- Work to do:
For the material that follows, list every line containing the word "React".

--- START Material for the task ---

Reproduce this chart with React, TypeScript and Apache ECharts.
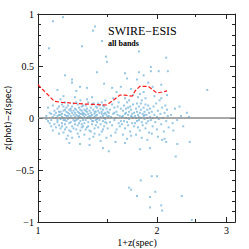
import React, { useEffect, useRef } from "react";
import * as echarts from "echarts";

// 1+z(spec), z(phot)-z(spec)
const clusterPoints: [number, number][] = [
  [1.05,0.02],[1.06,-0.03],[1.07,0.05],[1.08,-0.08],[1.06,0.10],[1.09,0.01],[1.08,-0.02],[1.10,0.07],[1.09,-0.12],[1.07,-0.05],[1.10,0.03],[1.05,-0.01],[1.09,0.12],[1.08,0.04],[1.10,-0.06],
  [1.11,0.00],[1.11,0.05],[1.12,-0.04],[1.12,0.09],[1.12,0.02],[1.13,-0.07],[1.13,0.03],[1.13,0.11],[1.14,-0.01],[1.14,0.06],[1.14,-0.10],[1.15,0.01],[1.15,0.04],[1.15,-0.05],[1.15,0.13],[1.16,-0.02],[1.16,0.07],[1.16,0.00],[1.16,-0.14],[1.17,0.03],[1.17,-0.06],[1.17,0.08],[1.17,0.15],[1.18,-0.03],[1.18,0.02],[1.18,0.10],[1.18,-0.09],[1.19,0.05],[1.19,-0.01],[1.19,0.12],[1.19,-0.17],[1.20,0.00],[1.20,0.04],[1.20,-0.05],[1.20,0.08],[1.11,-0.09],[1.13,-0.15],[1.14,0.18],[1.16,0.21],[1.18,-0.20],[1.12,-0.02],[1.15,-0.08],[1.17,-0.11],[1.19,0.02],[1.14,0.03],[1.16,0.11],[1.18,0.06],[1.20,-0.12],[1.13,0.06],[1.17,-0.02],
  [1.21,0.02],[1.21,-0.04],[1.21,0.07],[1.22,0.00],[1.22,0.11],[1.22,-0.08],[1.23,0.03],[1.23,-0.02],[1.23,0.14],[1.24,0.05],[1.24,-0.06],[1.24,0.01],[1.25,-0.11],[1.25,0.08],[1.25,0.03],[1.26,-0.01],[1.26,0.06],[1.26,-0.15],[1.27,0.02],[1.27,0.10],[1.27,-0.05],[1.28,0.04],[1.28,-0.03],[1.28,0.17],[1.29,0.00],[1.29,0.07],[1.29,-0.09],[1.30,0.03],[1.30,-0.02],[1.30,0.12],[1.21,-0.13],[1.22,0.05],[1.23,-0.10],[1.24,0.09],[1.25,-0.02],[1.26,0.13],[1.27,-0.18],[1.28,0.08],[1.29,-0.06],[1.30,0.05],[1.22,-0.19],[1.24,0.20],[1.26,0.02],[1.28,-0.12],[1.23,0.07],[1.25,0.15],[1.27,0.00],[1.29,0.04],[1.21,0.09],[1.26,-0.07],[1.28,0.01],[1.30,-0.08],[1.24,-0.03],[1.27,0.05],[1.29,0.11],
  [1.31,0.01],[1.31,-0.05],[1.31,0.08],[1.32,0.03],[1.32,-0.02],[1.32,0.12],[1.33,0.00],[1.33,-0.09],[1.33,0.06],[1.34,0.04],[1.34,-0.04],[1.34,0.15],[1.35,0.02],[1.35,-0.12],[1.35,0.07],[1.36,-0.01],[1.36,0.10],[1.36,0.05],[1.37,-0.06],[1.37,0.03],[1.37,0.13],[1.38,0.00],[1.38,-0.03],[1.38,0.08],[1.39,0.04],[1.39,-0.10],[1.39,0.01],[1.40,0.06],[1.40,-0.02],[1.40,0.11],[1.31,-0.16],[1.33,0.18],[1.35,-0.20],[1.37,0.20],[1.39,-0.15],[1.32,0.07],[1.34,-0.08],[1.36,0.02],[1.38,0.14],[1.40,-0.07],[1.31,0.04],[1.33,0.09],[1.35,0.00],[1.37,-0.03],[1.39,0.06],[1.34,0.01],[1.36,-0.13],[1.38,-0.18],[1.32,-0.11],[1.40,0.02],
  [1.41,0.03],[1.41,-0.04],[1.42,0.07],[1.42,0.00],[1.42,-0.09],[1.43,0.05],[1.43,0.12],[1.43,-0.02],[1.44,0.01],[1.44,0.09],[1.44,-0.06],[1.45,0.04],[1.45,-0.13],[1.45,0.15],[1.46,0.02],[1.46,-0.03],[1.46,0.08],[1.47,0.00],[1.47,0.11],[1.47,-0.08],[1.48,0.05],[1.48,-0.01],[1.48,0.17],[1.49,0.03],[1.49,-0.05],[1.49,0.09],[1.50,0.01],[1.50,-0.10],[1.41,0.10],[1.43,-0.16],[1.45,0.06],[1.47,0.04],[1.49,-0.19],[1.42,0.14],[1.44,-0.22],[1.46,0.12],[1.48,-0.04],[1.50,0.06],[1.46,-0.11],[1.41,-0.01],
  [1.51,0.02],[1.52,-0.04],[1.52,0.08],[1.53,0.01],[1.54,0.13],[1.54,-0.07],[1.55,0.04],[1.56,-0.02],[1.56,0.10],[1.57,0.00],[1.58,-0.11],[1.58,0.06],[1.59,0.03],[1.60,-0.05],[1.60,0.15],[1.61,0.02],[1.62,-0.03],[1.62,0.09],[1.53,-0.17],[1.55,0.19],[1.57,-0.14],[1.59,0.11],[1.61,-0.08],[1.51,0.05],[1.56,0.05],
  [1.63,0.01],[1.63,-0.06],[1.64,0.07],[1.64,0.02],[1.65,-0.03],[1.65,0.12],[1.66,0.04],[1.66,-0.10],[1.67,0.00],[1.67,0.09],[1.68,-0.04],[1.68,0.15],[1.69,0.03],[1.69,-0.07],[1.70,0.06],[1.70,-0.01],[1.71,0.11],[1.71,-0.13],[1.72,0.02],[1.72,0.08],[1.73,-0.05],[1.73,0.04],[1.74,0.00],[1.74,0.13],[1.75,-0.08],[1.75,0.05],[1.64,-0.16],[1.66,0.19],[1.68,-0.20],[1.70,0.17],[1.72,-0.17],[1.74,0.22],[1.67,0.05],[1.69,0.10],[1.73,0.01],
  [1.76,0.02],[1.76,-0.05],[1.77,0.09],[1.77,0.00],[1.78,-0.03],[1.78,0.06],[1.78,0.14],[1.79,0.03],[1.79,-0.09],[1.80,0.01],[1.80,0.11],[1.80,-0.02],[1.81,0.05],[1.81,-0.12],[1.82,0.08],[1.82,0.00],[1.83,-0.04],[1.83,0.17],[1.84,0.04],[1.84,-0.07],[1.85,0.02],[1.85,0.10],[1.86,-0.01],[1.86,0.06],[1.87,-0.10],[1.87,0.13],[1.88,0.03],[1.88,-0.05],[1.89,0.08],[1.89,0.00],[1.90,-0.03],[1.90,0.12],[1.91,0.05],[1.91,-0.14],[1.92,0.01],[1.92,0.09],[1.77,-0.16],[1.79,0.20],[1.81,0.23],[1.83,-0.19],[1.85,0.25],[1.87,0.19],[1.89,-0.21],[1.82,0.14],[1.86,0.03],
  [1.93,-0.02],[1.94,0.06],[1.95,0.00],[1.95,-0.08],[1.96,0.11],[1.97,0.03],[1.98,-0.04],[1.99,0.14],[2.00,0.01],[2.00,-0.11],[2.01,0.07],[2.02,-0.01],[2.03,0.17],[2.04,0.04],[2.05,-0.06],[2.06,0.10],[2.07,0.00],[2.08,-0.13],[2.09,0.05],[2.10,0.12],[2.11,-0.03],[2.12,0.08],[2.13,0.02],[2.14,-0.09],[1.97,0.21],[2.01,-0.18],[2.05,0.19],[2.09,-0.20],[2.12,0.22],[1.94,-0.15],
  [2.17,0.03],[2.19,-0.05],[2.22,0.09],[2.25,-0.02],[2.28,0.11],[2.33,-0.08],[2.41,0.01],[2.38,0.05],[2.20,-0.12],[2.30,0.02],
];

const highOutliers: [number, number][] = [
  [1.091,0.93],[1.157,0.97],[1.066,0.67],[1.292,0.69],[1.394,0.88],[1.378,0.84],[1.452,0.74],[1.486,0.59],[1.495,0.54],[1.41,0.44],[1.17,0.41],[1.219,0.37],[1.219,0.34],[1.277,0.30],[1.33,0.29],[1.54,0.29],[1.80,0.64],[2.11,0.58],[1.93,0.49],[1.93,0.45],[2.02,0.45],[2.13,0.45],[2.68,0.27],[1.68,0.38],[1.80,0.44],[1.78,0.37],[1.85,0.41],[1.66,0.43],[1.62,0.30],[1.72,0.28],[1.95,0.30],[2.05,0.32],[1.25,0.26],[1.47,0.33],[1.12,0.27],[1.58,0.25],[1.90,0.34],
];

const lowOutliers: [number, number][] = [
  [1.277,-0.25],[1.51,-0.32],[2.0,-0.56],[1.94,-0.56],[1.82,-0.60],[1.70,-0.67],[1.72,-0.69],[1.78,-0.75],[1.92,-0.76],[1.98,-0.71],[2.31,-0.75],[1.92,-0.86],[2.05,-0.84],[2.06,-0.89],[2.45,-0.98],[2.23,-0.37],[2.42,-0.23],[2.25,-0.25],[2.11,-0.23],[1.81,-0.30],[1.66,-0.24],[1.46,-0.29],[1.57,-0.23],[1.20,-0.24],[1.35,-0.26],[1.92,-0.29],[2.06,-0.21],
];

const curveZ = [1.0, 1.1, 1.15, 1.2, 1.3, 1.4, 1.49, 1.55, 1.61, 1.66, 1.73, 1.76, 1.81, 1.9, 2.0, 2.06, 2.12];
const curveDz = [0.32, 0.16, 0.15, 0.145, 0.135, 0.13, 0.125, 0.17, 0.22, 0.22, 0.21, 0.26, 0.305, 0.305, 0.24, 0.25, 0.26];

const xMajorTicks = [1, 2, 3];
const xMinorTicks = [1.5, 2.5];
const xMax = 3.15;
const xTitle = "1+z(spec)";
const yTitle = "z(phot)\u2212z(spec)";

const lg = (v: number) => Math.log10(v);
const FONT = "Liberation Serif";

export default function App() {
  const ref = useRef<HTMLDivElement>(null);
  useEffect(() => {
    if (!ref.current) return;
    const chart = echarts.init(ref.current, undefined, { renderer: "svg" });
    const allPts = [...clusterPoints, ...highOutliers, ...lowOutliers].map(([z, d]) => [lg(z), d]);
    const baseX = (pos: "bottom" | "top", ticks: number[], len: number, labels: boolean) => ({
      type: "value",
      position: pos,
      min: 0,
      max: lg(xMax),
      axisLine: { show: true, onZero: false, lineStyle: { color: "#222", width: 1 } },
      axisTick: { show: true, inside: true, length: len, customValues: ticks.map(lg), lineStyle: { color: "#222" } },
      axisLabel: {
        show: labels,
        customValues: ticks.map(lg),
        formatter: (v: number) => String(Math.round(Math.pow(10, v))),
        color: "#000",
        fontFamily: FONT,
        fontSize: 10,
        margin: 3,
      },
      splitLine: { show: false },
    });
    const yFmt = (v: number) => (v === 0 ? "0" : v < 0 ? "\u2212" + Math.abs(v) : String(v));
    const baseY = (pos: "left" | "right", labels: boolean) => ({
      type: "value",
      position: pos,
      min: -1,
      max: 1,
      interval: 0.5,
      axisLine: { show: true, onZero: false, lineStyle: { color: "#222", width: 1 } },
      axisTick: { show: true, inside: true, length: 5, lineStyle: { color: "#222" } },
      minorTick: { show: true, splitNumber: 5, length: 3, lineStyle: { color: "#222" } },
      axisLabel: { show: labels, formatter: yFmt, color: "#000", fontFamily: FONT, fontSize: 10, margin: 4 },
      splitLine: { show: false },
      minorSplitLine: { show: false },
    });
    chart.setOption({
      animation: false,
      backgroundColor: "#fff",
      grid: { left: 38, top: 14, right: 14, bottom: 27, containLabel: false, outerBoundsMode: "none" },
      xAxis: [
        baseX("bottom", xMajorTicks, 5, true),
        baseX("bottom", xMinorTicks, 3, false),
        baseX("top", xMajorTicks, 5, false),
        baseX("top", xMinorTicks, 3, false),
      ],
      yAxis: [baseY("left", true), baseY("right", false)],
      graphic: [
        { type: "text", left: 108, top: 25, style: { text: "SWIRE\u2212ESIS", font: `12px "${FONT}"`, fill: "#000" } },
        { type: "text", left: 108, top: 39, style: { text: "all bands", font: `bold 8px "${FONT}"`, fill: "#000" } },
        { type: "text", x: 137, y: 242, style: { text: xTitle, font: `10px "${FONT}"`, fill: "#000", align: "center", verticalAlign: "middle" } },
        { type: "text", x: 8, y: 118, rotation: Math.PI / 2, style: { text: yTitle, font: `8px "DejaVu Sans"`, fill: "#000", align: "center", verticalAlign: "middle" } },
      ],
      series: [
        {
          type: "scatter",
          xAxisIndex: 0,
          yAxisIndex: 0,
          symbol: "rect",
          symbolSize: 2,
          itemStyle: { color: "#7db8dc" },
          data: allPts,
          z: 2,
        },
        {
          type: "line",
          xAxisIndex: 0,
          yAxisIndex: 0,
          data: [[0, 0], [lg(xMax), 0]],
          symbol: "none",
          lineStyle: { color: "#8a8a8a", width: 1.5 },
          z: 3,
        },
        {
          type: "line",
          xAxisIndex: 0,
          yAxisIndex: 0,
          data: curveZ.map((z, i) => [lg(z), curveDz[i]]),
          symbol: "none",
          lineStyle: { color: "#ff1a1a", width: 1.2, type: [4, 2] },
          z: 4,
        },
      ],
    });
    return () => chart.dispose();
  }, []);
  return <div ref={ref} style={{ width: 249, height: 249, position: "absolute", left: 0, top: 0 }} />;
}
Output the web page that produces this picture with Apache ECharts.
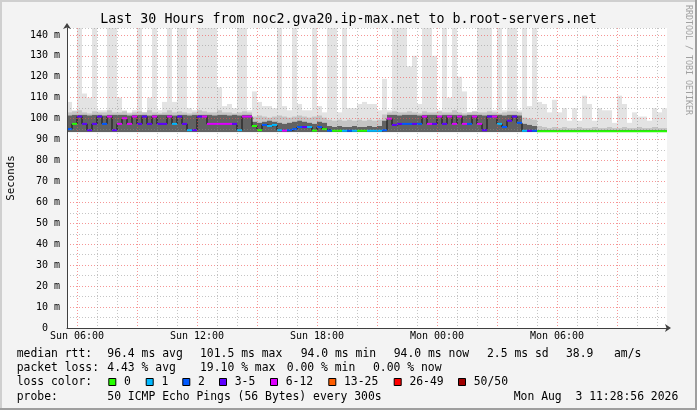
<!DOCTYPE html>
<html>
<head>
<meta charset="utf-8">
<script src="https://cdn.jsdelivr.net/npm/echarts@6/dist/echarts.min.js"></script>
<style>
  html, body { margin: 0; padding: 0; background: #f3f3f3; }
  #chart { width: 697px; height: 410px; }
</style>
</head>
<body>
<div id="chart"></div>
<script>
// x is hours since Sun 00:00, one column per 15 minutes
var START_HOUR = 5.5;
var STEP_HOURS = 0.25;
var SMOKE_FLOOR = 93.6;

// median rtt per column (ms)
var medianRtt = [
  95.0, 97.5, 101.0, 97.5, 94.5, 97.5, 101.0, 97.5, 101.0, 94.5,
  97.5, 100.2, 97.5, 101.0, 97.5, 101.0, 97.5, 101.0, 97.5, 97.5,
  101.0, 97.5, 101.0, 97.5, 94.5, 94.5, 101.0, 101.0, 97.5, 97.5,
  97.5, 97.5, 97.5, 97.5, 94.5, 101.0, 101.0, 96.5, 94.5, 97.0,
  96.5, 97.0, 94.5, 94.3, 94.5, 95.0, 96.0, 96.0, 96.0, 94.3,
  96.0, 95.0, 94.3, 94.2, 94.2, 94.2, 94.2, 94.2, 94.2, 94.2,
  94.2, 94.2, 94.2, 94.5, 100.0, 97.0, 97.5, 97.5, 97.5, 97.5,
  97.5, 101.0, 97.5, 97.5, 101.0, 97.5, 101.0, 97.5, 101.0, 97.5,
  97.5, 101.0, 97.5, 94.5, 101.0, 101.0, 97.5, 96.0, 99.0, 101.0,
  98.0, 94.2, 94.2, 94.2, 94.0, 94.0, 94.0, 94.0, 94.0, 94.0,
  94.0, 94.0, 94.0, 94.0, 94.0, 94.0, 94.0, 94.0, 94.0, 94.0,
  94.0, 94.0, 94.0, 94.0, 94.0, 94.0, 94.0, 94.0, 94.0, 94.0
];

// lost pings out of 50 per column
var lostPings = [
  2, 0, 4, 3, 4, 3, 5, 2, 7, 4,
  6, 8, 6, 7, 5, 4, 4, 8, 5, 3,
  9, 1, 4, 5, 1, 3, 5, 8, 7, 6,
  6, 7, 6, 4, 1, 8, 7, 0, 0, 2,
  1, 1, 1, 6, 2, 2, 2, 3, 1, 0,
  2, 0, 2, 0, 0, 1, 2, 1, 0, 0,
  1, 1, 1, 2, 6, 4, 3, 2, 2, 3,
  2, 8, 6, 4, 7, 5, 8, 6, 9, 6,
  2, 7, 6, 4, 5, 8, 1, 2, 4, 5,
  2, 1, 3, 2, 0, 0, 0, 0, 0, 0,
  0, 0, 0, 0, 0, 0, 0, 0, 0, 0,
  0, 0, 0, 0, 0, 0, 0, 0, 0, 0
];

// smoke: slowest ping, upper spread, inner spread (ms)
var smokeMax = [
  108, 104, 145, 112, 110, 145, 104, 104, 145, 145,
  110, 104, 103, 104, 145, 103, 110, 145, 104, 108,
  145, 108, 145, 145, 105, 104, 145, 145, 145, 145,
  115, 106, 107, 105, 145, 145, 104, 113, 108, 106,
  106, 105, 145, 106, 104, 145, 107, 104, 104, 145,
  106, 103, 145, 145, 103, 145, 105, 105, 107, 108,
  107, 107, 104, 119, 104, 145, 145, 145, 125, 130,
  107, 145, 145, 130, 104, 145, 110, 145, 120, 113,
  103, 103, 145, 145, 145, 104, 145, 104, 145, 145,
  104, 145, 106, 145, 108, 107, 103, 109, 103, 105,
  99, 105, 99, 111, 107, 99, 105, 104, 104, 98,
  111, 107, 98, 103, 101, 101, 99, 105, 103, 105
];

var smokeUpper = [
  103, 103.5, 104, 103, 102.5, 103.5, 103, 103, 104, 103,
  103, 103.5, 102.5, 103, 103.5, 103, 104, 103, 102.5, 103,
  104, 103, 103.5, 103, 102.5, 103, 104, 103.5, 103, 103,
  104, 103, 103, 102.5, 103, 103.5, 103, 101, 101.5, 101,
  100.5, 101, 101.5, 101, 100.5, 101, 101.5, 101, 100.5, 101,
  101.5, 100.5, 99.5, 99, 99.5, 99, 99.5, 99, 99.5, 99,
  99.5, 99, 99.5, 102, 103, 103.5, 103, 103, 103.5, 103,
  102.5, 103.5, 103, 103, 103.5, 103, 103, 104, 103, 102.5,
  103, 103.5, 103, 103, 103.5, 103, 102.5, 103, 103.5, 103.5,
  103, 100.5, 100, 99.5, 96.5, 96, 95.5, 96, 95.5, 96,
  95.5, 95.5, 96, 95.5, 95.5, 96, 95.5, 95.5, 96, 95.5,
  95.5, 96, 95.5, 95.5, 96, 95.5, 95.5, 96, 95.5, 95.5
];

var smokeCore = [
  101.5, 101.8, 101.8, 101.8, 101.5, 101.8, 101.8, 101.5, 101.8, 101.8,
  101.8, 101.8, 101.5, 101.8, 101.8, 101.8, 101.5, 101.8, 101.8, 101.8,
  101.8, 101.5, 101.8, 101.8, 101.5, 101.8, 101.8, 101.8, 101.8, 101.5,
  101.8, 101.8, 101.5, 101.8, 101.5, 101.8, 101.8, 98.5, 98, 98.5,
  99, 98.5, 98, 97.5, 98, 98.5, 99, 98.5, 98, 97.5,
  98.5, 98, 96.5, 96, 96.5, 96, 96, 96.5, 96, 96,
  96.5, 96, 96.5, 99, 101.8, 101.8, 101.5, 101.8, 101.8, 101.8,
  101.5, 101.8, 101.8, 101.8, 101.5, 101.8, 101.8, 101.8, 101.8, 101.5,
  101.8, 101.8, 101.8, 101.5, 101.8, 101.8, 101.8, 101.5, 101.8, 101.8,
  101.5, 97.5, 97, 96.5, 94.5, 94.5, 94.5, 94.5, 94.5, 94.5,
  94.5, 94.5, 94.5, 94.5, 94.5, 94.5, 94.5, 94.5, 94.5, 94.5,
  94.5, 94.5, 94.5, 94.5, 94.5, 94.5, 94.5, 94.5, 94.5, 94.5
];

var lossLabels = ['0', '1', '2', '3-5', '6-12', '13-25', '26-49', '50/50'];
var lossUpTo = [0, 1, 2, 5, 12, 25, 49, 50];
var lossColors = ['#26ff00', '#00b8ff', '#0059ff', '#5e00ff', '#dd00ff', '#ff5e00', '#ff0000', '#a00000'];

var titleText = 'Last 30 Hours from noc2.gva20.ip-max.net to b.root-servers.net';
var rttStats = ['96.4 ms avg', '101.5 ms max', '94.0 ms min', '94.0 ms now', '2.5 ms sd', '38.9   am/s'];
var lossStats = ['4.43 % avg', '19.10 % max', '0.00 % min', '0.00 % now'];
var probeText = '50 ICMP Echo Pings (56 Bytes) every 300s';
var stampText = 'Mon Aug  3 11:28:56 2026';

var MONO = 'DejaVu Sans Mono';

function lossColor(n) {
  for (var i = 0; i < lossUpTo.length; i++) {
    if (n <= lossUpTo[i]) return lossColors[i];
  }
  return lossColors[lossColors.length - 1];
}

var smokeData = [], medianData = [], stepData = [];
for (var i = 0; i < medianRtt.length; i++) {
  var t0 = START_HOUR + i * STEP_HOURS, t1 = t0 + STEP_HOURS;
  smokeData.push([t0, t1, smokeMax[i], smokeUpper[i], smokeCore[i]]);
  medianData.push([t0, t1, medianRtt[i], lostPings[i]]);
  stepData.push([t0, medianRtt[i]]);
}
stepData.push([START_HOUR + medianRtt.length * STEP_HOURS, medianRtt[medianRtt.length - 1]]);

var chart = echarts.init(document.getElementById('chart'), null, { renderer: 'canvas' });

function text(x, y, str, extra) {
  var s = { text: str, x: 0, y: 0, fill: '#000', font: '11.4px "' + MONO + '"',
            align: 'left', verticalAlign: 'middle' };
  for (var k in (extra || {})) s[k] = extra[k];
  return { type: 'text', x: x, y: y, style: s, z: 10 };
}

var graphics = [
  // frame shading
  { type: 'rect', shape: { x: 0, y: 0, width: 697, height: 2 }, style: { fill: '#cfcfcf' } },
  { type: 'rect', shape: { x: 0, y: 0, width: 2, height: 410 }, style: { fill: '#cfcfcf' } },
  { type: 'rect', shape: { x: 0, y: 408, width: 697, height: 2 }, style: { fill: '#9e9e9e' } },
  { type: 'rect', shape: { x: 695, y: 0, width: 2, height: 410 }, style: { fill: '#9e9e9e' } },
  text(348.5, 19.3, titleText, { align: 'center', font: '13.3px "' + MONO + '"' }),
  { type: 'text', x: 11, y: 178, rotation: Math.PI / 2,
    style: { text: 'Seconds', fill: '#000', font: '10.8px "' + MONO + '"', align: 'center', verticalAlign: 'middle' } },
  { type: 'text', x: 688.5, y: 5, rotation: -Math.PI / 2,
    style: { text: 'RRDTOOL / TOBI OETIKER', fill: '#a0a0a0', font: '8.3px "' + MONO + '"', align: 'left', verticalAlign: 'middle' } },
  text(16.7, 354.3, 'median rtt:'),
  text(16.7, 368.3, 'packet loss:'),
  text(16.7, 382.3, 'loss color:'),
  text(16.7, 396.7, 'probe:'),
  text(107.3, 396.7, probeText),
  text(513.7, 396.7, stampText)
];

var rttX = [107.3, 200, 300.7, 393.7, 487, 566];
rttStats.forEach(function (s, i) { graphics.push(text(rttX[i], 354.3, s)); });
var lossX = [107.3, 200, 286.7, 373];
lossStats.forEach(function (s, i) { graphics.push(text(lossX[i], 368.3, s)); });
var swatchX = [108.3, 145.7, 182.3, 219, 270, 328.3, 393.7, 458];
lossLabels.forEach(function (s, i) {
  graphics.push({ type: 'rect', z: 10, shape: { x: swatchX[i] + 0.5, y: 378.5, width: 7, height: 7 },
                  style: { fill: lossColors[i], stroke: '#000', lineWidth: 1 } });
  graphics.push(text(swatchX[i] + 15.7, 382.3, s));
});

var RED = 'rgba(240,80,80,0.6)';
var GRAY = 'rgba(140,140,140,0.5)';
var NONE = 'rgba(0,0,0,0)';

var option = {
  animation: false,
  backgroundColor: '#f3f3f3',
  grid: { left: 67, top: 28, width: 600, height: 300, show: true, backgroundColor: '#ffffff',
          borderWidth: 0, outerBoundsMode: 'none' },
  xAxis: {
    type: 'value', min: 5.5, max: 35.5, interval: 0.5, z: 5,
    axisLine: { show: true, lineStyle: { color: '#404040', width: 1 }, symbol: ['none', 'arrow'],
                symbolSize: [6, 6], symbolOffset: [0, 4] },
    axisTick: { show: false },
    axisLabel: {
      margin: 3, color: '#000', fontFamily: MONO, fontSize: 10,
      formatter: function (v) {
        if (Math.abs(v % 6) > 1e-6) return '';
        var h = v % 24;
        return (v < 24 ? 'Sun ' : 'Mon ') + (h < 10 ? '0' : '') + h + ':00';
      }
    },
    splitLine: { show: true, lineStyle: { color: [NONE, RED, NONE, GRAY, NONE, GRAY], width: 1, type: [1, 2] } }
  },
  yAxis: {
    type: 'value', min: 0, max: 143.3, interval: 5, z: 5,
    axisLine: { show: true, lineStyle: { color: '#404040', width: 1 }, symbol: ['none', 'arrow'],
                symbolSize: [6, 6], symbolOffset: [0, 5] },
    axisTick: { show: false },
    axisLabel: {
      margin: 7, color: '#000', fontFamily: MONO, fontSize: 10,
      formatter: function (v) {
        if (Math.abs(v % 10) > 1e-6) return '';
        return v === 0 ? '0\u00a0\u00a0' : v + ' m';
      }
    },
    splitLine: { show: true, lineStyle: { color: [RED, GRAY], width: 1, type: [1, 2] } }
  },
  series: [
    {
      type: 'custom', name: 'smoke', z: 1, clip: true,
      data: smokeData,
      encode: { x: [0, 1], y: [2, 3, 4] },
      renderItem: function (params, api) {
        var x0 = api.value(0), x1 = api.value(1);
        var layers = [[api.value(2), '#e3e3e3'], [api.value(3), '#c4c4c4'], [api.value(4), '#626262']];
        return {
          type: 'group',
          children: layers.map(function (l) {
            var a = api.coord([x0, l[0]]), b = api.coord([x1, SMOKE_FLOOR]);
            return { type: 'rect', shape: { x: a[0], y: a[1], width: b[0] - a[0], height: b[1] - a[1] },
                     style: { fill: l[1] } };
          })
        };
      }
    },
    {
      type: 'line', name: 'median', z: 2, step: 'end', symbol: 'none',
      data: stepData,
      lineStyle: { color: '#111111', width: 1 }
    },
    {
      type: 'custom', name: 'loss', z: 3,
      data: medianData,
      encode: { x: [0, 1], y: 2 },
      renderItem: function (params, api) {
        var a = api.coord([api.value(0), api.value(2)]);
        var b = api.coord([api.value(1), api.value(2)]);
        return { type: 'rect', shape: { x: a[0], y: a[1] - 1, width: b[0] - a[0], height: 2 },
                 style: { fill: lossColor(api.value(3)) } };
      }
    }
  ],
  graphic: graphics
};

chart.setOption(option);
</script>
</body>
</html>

--- END Material for the task ---

- In response:
Reproduce this chart with React, TypeScript and Apache ECharts.
import React, { useEffect, useRef } from "react";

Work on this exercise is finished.